**The problem:** Copy out the listing that follows, exactly, without its pictures.

(Plotting code records)

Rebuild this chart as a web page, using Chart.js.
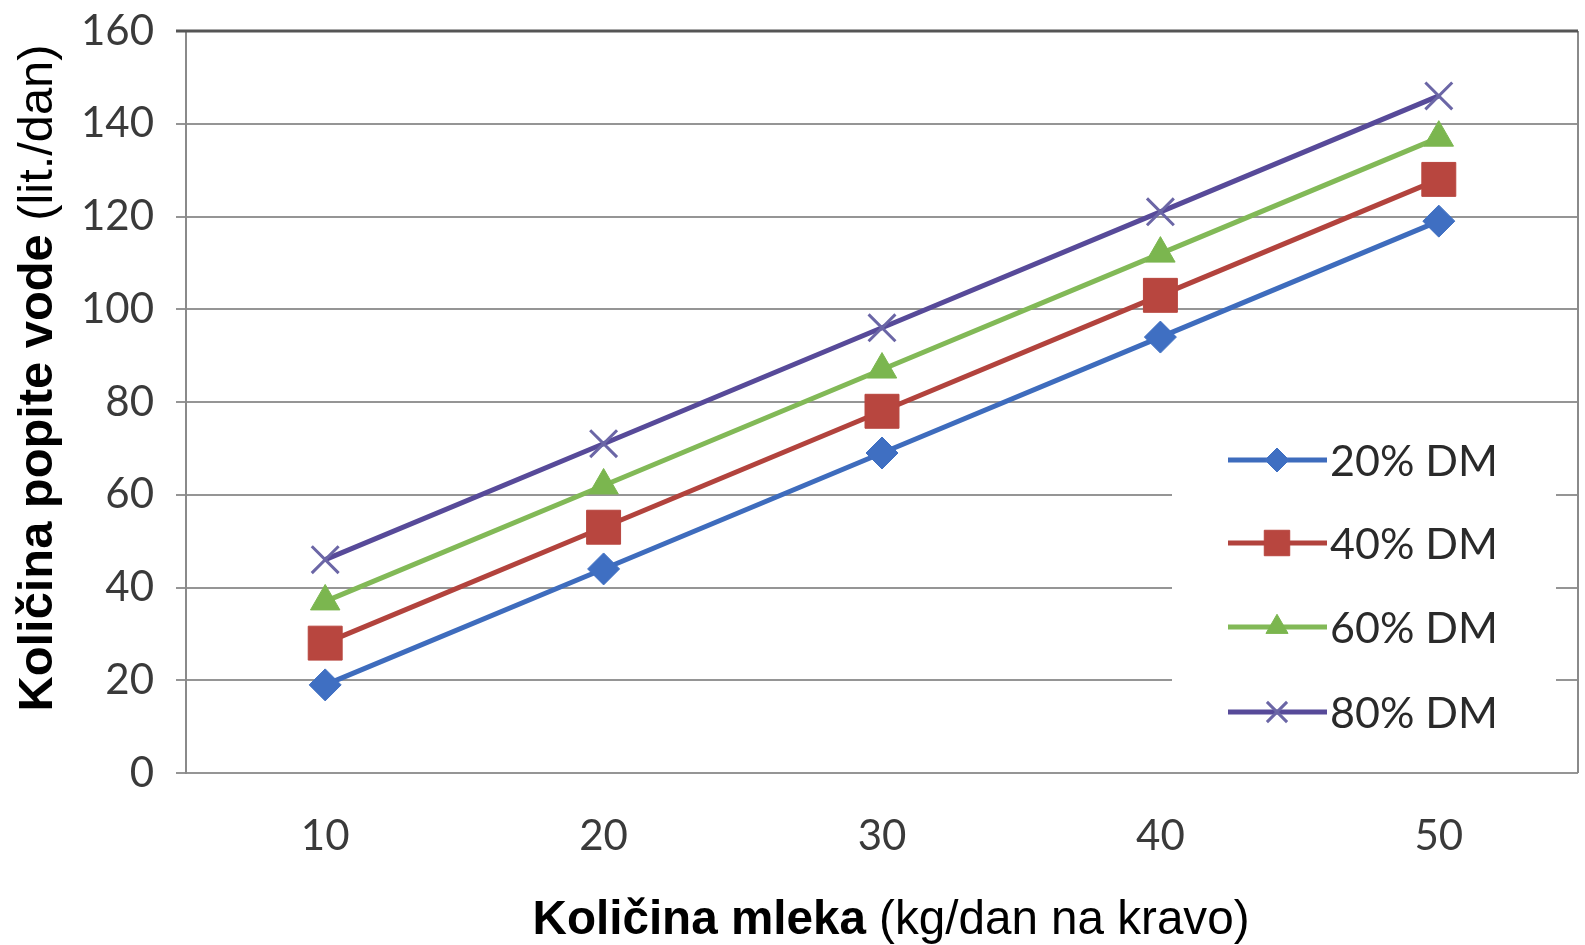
<!DOCTYPE html>
<html lang="sl">
<head>
<meta charset="UTF-8">
<title>Količina popite vode</title>
<script src="https://cdn.jsdelivr.net/npm/chart.js"></script>
<style>
    html, body { margin: 0; padding: 0; background: #fff; overflow: hidden; }
    canvas { display: block; }
</style>
</head>
<body>
<canvas id="waterChart" width="1585" height="945"></canvas>
<script>
// data
const milk = ['10', '20', '30', '40', '50'];
const dm20 = [19, 44, 69, 94, 119];
const dm40 = [28, 53, 78, 103, 128];
const dm60 = [37, 62, 87, 112, 137];
const dm80 = [46, 71, 96, 121, 146];
const seriesNames = ['20% DM', '40% DM', '60% DM', '80% DM'];
const yTicks = [0, 20, 40, 60, 80, 100, 120, 140, 160];

const tickFont = { family: 'Lato', size: 42 };

function series(label, data, color, markColor, style, radius) {
    return {
        label: label,
        data: data,
        borderColor: color,
        backgroundColor: markColor,
        pointBorderColor: markColor,
        pointBackgroundColor: markColor,
        pointStyle: style,
        pointRadius: radius,
        pointBorderWidth: style === 'crossRot' ? 3 : 1,
        borderWidth: 5,
        tension: 0,
        fill: false
    };
}

// draws the bold + normal axis titles, squeezed to the width seen in the picture
function mixedTitle(ctx, bold, normal, size, target) {
    ctx.font = 'bold ' + size + 'px "Liberation Sans"';
    const wb = ctx.measureText(bold).width;
    ctx.font = size + 'px "Liberation Sans"';
    const wn = ctx.measureText(normal).width;
    const total = wb + wn;
    const sx = target / total;
    ctx.scale(sx, 1);
    ctx.fillStyle = '#000';
    ctx.textBaseline = 'middle';
    ctx.textAlign = 'left';
    ctx.font = 'bold ' + size + 'px "Liberation Sans"';
    ctx.fillText(bold, -total / 2, 0);
    ctx.font = size + 'px "Liberation Sans"';
    ctx.fillText(normal, -total / 2 + wb, 0);
}

const frame = {
    id: 'frame',
    beforeDatasetsDraw(chart) {
        const ctx = chart.ctx;
        const a = chart.chartArea;
        ctx.save();
        // white legend box hides part of the grid
        ctx.fillStyle = '#fff';
        ctx.fillRect(1172, 425, 384, 322);
        ctx.strokeStyle = '#8a8a8a';
        ctx.lineWidth = 2;
        ctx.beginPath();
        ctx.moveTo(a.right, a.top);
        ctx.lineTo(a.right, a.bottom);
        ctx.stroke();
        ctx.strokeStyle = '#555';
        ctx.lineWidth = 3;
        ctx.beginPath();
        ctx.moveTo(a.left - 10, a.top);
        ctx.lineTo(a.right, a.top);
        ctx.stroke();
        ctx.restore();
    },
    afterDraw(chart) {
        const ctx = chart.ctx;
        // legend
        ctx.save();
        const rows = [460, 543, 627, 712];
        chart.data.datasets.forEach((ds, i) => {
            const y = rows[i];
            ctx.strokeStyle = ds.borderColor;
            ctx.lineWidth = 5;
            ctx.beginPath();
            ctx.moveTo(1228, y);
            ctx.lineTo(1327, y);
            ctx.stroke();
            ctx.fillStyle = ds.pointBackgroundColor;
            ctx.strokeStyle = ds.pointBorderColor;
            ctx.lineWidth = ds.pointBorderWidth;
            Chart.helpers.drawPoint(ctx, { pointStyle: ds.pointStyle, radius: ds.pointRadius * 0.75, borderWidth: ds.pointBorderWidth }, 1277, y);
            ctx.fillStyle = '#2a2a2a';
            ctx.font = '43px Lato';
            ctx.textBaseline = 'middle';
            ctx.textAlign = 'left';
            ctx.fillText(ds.label, 1330, y + 2);
        });
        ctx.restore();

        ctx.save();
        ctx.translate(891, 921);
        mixedTitle(ctx, 'Količina mleka', ' (kg/dan na kravo)', 48, 717);
        ctx.restore();

        ctx.save();
        ctx.translate(39, 378);
        ctx.rotate(-Math.PI / 2);
        mixedTitle(ctx, 'Količina popite vode', ' (lit./dan)', 48, 667);
        ctx.restore();
    }
};

const ctx = document.getElementById('waterChart').getContext('2d');
new Chart(ctx, {
    type: 'line',
    data: {
        labels: milk,
        datasets: [
            series(seriesNames[0], dm20, '#3e6cbd', '#3f6fc2', 'rectRot', 16),
            series(seriesNames[1], dm40, '#b2433d', '#b8463f', 'rect', 24),
            series(seriesNames[2], dm60, '#82b957', '#7bb64f', 'triangle', 17),
            series(seriesNames[3], dm80, '#574a99', '#6b66a6', 'crossRot', 19)
        ]
    },
    options: {
        responsive: false,
        animation: false,
        layout: { autoPadding: false, padding: { top: 31, right: 7, left: 0, bottom: 0 } },
        plugins: {
            legend: { display: false },
            title: { display: false },
            tooltip: { enabled: false }
        },
        scales: {
            x: {
                offset: true,
                grid: { display: false },
                border: { display: false },
                ticks: { font: tickFont, color: '#3a3a3a', padding: 30 },
                afterFit(scale) {
                    scale.height = 172;
                    scale.paddingLeft = 0;
                    scale.paddingRight = 0;
                }
            },
            y: {
                min: 0,
                max: 160,
                afterBuildTicks(scale) { scale.ticks = yTicks.map(v => ({ value: v })); },
                grid: { color: '#959595', lineWidth: 2, tickLength: 10 },
                border: { display: true, color: '#8a8a8a', width: 2 },
                ticks: { font: tickFont, color: '#3a3a3a', padding: 22 },
                afterFit(scale) {
                    scale.width = 186;
                    scale.paddingTop = 0;
                    scale.paddingBottom = 0;
                }
            }
        }
    },
    plugins: [frame]
});
</script>
</body>
</html>
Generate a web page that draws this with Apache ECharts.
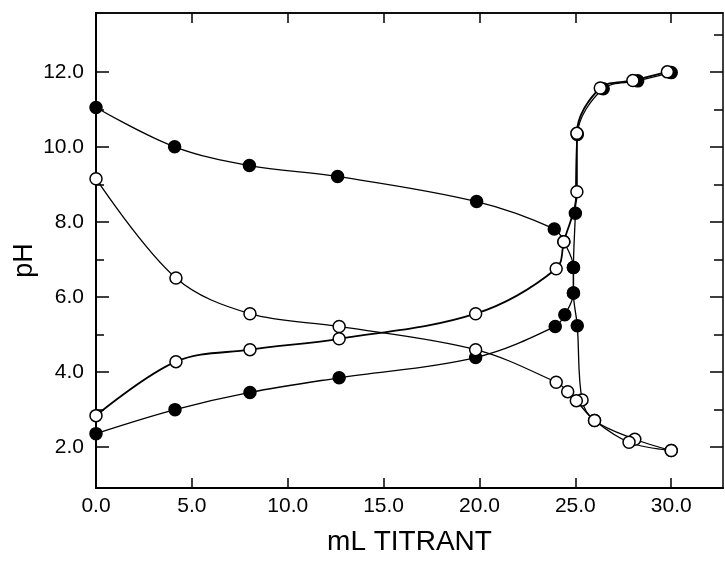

**Exercise answer:**
Rebuild this chart as a web page, using Chart.js.
<!DOCTYPE html>
<html lang="sl">
<head>
<meta charset="UTF-8">
<title>Količina popite vode</title>
<script src="https://cdn.jsdelivr.net/npm/chart.js"></script>
<style>
    html, body { margin: 0; padding: 0; background: #fff; overflow: hidden; }
    canvas { display: block; }
</style>
</head>
<body>
<canvas id="waterChart" width="1585" height="945"></canvas>
<script>
// data
const milk = ['10', '20', '30', '40', '50'];
const dm20 = [19, 44, 69, 94, 119];
const dm40 = [28, 53, 78, 103, 128];
const dm60 = [37, 62, 87, 112, 137];
const dm80 = [46, 71, 96, 121, 146];
const seriesNames = ['20% DM', '40% DM', '60% DM', '80% DM'];
const yTicks = [0, 20, 40, 60, 80, 100, 120, 140, 160];

const tickFont = { family: 'Lato', size: 42 };

function series(label, data, color, markColor, style, radius) {
    return {
        label: label,
        data: data,
        borderColor: color,
        backgroundColor: markColor,
        pointBorderColor: markColor,
        pointBackgroundColor: markColor,
        pointStyle: style,
        pointRadius: radius,
        pointBorderWidth: style === 'crossRot' ? 3 : 1,
        borderWidth: 5,
        tension: 0,
        fill: false
    };
}

// draws the bold + normal axis titles, squeezed to the width seen in the picture
function mixedTitle(ctx, bold, normal, size, target) {
    ctx.font = 'bold ' + size + 'px "Liberation Sans"';
    const wb = ctx.measureText(bold).width;
    ctx.font = size + 'px "Liberation Sans"';
    const wn = ctx.measureText(normal).width;
    const total = wb + wn;
    const sx = target / total;
    ctx.scale(sx, 1);
    ctx.fillStyle = '#000';
    ctx.textBaseline = 'middle';
    ctx.textAlign = 'left';
    ctx.font = 'bold ' + size + 'px "Liberation Sans"';
    ctx.fillText(bold, -total / 2, 0);
    ctx.font = size + 'px "Liberation Sans"';
    ctx.fillText(normal, -total / 2 + wb, 0);
}

const frame = {
    id: 'frame',
    beforeDatasetsDraw(chart) {
        const ctx = chart.ctx;
        const a = chart.chartArea;
        ctx.save();
        // white legend box hides part of the grid
        ctx.fillStyle = '#fff';
        ctx.fillRect(1172, 425, 384, 322);
        ctx.strokeStyle = '#8a8a8a';
        ctx.lineWidth = 2;
        ctx.beginPath();
        ctx.moveTo(a.right, a.top);
        ctx.lineTo(a.right, a.bottom);
        ctx.stroke();
        ctx.strokeStyle = '#555';
        ctx.lineWidth = 3;
        ctx.beginPath();
        ctx.moveTo(a.left - 10, a.top);
        ctx.lineTo(a.right, a.top);
        ctx.stroke();
        ctx.restore();
    },
    afterDraw(chart) {
        const ctx = chart.ctx;
        // legend
        ctx.save();
        const rows = [460, 543, 627, 712];
        chart.data.datasets.forEach((ds, i) => {
            const y = rows[i];
            ctx.strokeStyle = ds.borderColor;
            ctx.lineWidth = 5;
            ctx.beginPath();
            ctx.moveTo(1228, y);
            ctx.lineTo(1327, y);
            ctx.stroke();
            ctx.fillStyle = ds.pointBackgroundColor;
            ctx.strokeStyle = ds.pointBorderColor;
            ctx.lineWidth = ds.pointBorderWidth;
            Chart.helpers.drawPoint(ctx, { pointStyle: ds.pointStyle, radius: ds.pointRadius * 0.75, borderWidth: ds.pointBorderWidth }, 1277, y);
            ctx.fillStyle = '#2a2a2a';
            ctx.font = '43px Lato';
            ctx.textBaseline = 'middle';
            ctx.textAlign = 'left';
            ctx.fillText(ds.label, 1330, y + 2);
        });
        ctx.restore();

        ctx.save();
        ctx.translate(891, 921);
        mixedTitle(ctx, 'Količina mleka', ' (kg/dan na kravo)', 48, 717);
        ctx.restore();

        ctx.save();
        ctx.translate(39, 378);
        ctx.rotate(-Math.PI / 2);
        mixedTitle(ctx, 'Količina popite vode', ' (lit./dan)', 48, 667);
        ctx.restore();
    }
};

const ctx = document.getElementById('waterChart').getContext('2d');
new Chart(ctx, {
    type: 'line',
    data: {
        labels: milk,
        datasets: [
            series(seriesNames[0], dm20, '#3e6cbd', '#3f6fc2', 'rectRot', 16),
            series(seriesNames[1], dm40, '#b2433d', '#b8463f', 'rect', 24),
            series(seriesNames[2], dm60, '#82b957', '#7bb64f', 'triangle', 17),
            series(seriesNames[3], dm80, '#574a99', '#6b66a6', 'crossRot', 19)
        ]
    },
    options: {
        responsive: false,
        animation: false,
        layout: { autoPadding: false, padding: { top: 31, right: 7, left: 0, bottom: 0 } },
        plugins: {
            legend: { display: false },
            title: { display: false },
            tooltip: { enabled: false }
        },
        scales: {
            x: {
                offset: true,
                grid: { display: false },
                border: { display: false },
                ticks: { font: tickFont, color: '#3a3a3a', padding: 30 },
                afterFit(scale) {
                    scale.height = 172;
                    scale.paddingLeft = 0;
                    scale.paddingRight = 0;
                }
            },
            y: {
                min: 0,
                max: 160,
                afterBuildTicks(scale) { scale.ticks = yTicks.map(v => ({ value: v })); },
                grid: { color: '#959595', lineWidth: 2, tickLength: 10 },
                border: { display: true, color: '#8a8a8a', width: 2 },
                ticks: { font: tickFont, color: '#3a3a3a', padding: 22 },
                afterFit(scale) {
                    scale.width = 186;
                    scale.paddingTop = 0;
                    scale.paddingBottom = 0;
                }
            }
        }
    },
    plugins: [frame]
});
</script>
</body>
</html>
Generate a web page that draws this with Apache ECharts.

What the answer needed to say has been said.